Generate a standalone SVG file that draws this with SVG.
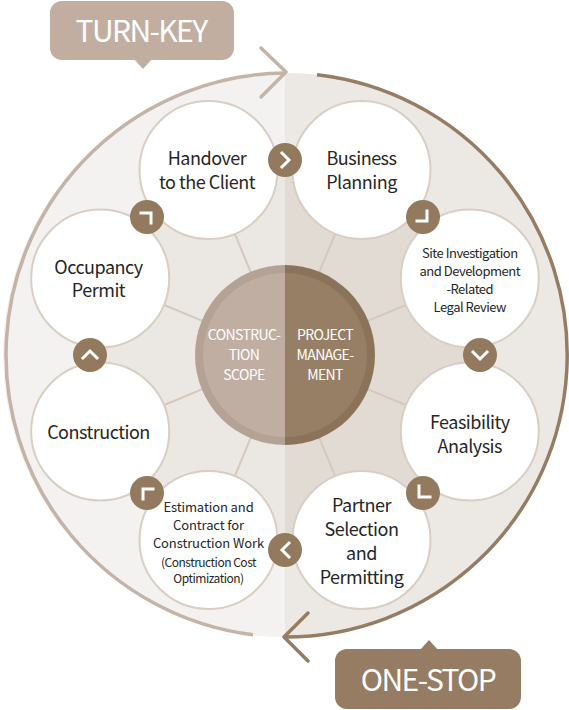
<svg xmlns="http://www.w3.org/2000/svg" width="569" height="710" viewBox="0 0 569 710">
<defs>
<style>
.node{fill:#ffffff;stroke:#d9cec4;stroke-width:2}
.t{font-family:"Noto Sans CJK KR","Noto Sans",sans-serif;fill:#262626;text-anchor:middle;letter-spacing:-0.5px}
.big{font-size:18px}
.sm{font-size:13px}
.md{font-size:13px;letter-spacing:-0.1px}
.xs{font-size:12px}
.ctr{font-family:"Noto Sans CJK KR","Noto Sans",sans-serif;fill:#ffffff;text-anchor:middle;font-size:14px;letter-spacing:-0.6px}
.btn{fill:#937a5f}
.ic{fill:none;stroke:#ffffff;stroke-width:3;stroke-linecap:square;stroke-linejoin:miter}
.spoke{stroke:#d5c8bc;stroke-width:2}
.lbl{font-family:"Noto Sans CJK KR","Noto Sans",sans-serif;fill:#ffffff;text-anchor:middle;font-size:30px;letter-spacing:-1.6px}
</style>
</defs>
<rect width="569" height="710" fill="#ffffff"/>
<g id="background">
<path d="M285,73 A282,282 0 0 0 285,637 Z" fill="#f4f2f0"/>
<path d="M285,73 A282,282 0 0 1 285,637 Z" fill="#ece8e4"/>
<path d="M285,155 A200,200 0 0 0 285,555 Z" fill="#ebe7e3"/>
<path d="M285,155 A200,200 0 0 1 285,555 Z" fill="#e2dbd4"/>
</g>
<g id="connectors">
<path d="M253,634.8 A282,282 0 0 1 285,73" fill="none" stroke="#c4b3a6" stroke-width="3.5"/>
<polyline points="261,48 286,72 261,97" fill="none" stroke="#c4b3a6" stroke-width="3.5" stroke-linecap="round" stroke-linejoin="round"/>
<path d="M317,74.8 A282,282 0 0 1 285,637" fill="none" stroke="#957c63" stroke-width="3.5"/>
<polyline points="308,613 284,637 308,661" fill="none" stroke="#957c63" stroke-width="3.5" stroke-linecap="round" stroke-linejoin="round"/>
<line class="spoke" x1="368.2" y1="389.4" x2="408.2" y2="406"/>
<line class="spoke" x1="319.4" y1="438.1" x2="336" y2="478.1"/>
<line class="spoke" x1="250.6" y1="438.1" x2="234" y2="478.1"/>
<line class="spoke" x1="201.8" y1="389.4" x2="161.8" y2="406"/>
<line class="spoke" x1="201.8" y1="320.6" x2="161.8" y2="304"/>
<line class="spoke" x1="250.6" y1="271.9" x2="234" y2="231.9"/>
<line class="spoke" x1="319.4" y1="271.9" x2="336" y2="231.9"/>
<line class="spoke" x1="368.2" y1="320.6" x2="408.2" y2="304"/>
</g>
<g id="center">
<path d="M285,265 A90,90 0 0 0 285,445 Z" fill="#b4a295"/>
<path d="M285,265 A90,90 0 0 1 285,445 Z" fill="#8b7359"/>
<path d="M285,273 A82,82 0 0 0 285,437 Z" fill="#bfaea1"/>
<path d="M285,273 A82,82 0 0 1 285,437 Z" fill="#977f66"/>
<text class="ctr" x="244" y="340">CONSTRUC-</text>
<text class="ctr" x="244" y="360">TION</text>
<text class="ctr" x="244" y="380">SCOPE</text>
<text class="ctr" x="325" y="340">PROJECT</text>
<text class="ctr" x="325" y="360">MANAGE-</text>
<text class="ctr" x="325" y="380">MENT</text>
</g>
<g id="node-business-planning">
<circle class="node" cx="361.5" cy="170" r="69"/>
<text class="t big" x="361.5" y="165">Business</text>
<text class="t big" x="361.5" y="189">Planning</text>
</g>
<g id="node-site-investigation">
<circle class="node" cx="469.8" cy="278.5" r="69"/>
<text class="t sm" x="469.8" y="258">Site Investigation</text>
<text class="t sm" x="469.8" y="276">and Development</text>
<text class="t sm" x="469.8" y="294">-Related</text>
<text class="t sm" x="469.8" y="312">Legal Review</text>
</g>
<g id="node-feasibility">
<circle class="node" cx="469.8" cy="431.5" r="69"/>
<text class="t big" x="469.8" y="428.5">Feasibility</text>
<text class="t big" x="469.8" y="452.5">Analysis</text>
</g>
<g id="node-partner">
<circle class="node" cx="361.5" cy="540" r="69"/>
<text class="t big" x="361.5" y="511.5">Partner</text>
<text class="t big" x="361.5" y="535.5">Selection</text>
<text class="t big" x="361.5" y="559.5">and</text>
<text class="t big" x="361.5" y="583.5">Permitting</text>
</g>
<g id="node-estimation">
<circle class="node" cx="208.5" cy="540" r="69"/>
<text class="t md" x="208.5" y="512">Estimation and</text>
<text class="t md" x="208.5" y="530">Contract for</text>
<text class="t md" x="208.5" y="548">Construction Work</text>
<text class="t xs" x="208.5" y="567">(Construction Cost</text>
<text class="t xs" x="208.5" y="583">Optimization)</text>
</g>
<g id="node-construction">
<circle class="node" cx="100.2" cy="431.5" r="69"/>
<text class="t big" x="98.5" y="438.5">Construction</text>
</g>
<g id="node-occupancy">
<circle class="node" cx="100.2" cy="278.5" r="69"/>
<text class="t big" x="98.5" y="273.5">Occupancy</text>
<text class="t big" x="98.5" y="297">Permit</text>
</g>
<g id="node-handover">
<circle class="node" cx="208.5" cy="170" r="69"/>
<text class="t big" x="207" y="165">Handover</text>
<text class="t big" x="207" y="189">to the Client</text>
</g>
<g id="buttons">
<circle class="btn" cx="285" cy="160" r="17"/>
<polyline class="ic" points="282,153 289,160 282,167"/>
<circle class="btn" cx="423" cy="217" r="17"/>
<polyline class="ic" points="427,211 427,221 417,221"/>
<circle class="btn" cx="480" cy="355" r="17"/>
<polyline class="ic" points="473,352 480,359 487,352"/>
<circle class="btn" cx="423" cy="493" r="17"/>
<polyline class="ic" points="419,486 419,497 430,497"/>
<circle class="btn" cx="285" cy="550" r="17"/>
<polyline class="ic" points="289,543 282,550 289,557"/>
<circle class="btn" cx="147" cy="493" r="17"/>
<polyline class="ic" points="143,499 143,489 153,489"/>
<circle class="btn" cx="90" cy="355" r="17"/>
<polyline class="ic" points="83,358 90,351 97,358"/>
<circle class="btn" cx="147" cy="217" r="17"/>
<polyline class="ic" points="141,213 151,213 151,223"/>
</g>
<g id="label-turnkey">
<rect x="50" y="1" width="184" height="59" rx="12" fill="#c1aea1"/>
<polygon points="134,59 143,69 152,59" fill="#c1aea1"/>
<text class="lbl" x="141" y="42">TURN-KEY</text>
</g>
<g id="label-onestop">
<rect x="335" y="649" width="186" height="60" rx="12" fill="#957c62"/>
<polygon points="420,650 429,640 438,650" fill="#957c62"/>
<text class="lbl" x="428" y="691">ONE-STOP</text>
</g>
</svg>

==============================

- **What is needed**: Write the lines above out again exactly, without any of their pictures.

- **Correct output**:
Generate a standalone SVG file that draws this with SVG.
<svg xmlns="http://www.w3.org/2000/svg" width="569" height="710" viewBox="0 0 569 710">
<defs>
<style>
.node{fill:#ffffff;stroke:#d9cec4;stroke-width:2}
.t{font-family:"Noto Sans CJK KR","Noto Sans",sans-serif;fill:#262626;text-anchor:middle;letter-spacing:-0.5px}
.big{font-size:18px}
.sm{font-size:13px}
.md{font-size:13px;letter-spacing:-0.1px}
.xs{font-size:12px}
.ctr{font-family:"Noto Sans CJK KR","Noto Sans",sans-serif;fill:#ffffff;text-anchor:middle;font-size:14px;letter-spacing:-0.6px}
.btn{fill:#937a5f}
.ic{fill:none;stroke:#ffffff;stroke-width:3;stroke-linecap:square;stroke-linejoin:miter}
.spoke{stroke:#d5c8bc;stroke-width:2}
.lbl{font-family:"Noto Sans CJK KR","Noto Sans",sans-serif;fill:#ffffff;text-anchor:middle;font-size:30px;letter-spacing:-1.6px}
</style>
</defs>
<rect width="569" height="710" fill="#ffffff"/>
<g id="background">
<path d="M285,73 A282,282 0 0 0 285,637 Z" fill="#f4f2f0"/>
<path d="M285,73 A282,282 0 0 1 285,637 Z" fill="#ece8e4"/>
<path d="M285,155 A200,200 0 0 0 285,555 Z" fill="#ebe7e3"/>
<path d="M285,155 A200,200 0 0 1 285,555 Z" fill="#e2dbd4"/>
</g>
<g id="connectors">
<path d="M253,634.8 A282,282 0 0 1 285,73" fill="none" stroke="#c4b3a6" stroke-width="3.5"/>
<polyline points="261,48 286,72 261,97" fill="none" stroke="#c4b3a6" stroke-width="3.5" stroke-linecap="round" stroke-linejoin="round"/>
<path d="M317,74.8 A282,282 0 0 1 285,637" fill="none" stroke="#957c63" stroke-width="3.5"/>
<polyline points="308,613 284,637 308,661" fill="none" stroke="#957c63" stroke-width="3.5" stroke-linecap="round" stroke-linejoin="round"/>
<line class="spoke" x1="368.2" y1="389.4" x2="408.2" y2="406"/>
<line class="spoke" x1="319.4" y1="438.1" x2="336" y2="478.1"/>
<line class="spoke" x1="250.6" y1="438.1" x2="234" y2="478.1"/>
<line class="spoke" x1="201.8" y1="389.4" x2="161.8" y2="406"/>
<line class="spoke" x1="201.8" y1="320.6" x2="161.8" y2="304"/>
<line class="spoke" x1="250.6" y1="271.9" x2="234" y2="231.9"/>
<line class="spoke" x1="319.4" y1="271.9" x2="336" y2="231.9"/>
<line class="spoke" x1="368.2" y1="320.6" x2="408.2" y2="304"/>
</g>
<g id="center">
<path d="M285,265 A90,90 0 0 0 285,445 Z" fill="#b4a295"/>
<path d="M285,265 A90,90 0 0 1 285,445 Z" fill="#8b7359"/>
<path d="M285,273 A82,82 0 0 0 285,437 Z" fill="#bfaea1"/>
<path d="M285,273 A82,82 0 0 1 285,437 Z" fill="#977f66"/>
<text class="ctr" x="244" y="340">CONSTRUC-</text>
<text class="ctr" x="244" y="360">TION</text>
<text class="ctr" x="244" y="380">SCOPE</text>
<text class="ctr" x="325" y="340">PROJECT</text>
<text class="ctr" x="325" y="360">MANAGE-</text>
<text class="ctr" x="325" y="380">MENT</text>
</g>
<g id="node-business-planning">
<circle class="node" cx="361.5" cy="170" r="69"/>
<text class="t big" x="361.5" y="165">Business</text>
<text class="t big" x="361.5" y="189">Planning</text>
</g>
<g id="node-site-investigation">
<circle class="node" cx="469.8" cy="278.5" r="69"/>
<text class="t sm" x="469.8" y="258">Site Investigation</text>
<text class="t sm" x="469.8" y="276">and Development</text>
<text class="t sm" x="469.8" y="294">-Related</text>
<text class="t sm" x="469.8" y="312">Legal Review</text>
</g>
<g id="node-feasibility">
<circle class="node" cx="469.8" cy="431.5" r="69"/>
<text class="t big" x="469.8" y="428.5">Feasibility</text>
<text class="t big" x="469.8" y="452.5">Analysis</text>
</g>
<g id="node-partner">
<circle class="node" cx="361.5" cy="540" r="69"/>
<text class="t big" x="361.5" y="511.5">Partner</text>
<text class="t big" x="361.5" y="535.5">Selection</text>
<text class="t big" x="361.5" y="559.5">and</text>
<text class="t big" x="361.5" y="583.5">Permitting</text>
</g>
<g id="node-estimation">
<circle class="node" cx="208.5" cy="540" r="69"/>
<text class="t md" x="208.5" y="512">Estimation and</text>
<text class="t md" x="208.5" y="530">Contract for</text>
<text class="t md" x="208.5" y="548">Construction Work</text>
<text class="t xs" x="208.5" y="567">(Construction Cost</text>
<text class="t xs" x="208.5" y="583">Optimization)</text>
</g>
<g id="node-construction">
<circle class="node" cx="100.2" cy="431.5" r="69"/>
<text class="t big" x="98.5" y="438.5">Construction</text>
</g>
<g id="node-occupancy">
<circle class="node" cx="100.2" cy="278.5" r="69"/>
<text class="t big" x="98.5" y="273.5">Occupancy</text>
<text class="t big" x="98.5" y="297">Permit</text>
</g>
<g id="node-handover">
<circle class="node" cx="208.5" cy="170" r="69"/>
<text class="t big" x="207" y="165">Handover</text>
<text class="t big" x="207" y="189">to the Client</text>
</g>
<g id="buttons">
<circle class="btn" cx="285" cy="160" r="17"/>
<polyline class="ic" points="282,153 289,160 282,167"/>
<circle class="btn" cx="423" cy="217" r="17"/>
<polyline class="ic" points="427,211 427,221 417,221"/>
<circle class="btn" cx="480" cy="355" r="17"/>
<polyline class="ic" points="473,352 480,359 487,352"/>
<circle class="btn" cx="423" cy="493" r="17"/>
<polyline class="ic" points="419,486 419,497 430,497"/>
<circle class="btn" cx="285" cy="550" r="17"/>
<polyline class="ic" points="289,543 282,550 289,557"/>
<circle class="btn" cx="147" cy="493" r="17"/>
<polyline class="ic" points="143,499 143,489 153,489"/>
<circle class="btn" cx="90" cy="355" r="17"/>
<polyline class="ic" points="83,358 90,351 97,358"/>
<circle class="btn" cx="147" cy="217" r="17"/>
<polyline class="ic" points="141,213 151,213 151,223"/>
</g>
<g id="label-turnkey">
<rect x="50" y="1" width="184" height="59" rx="12" fill="#c1aea1"/>
<polygon points="134,59 143,69 152,59" fill="#c1aea1"/>
<text class="lbl" x="141" y="42">TURN-KEY</text>
</g>
<g id="label-onestop">
<rect x="335" y="649" width="186" height="60" rx="12" fill="#957c62"/>
<polygon points="420,650 429,640 438,650" fill="#957c62"/>
<text class="lbl" x="428" y="691">ONE-STOP</text>
</g>
</svg>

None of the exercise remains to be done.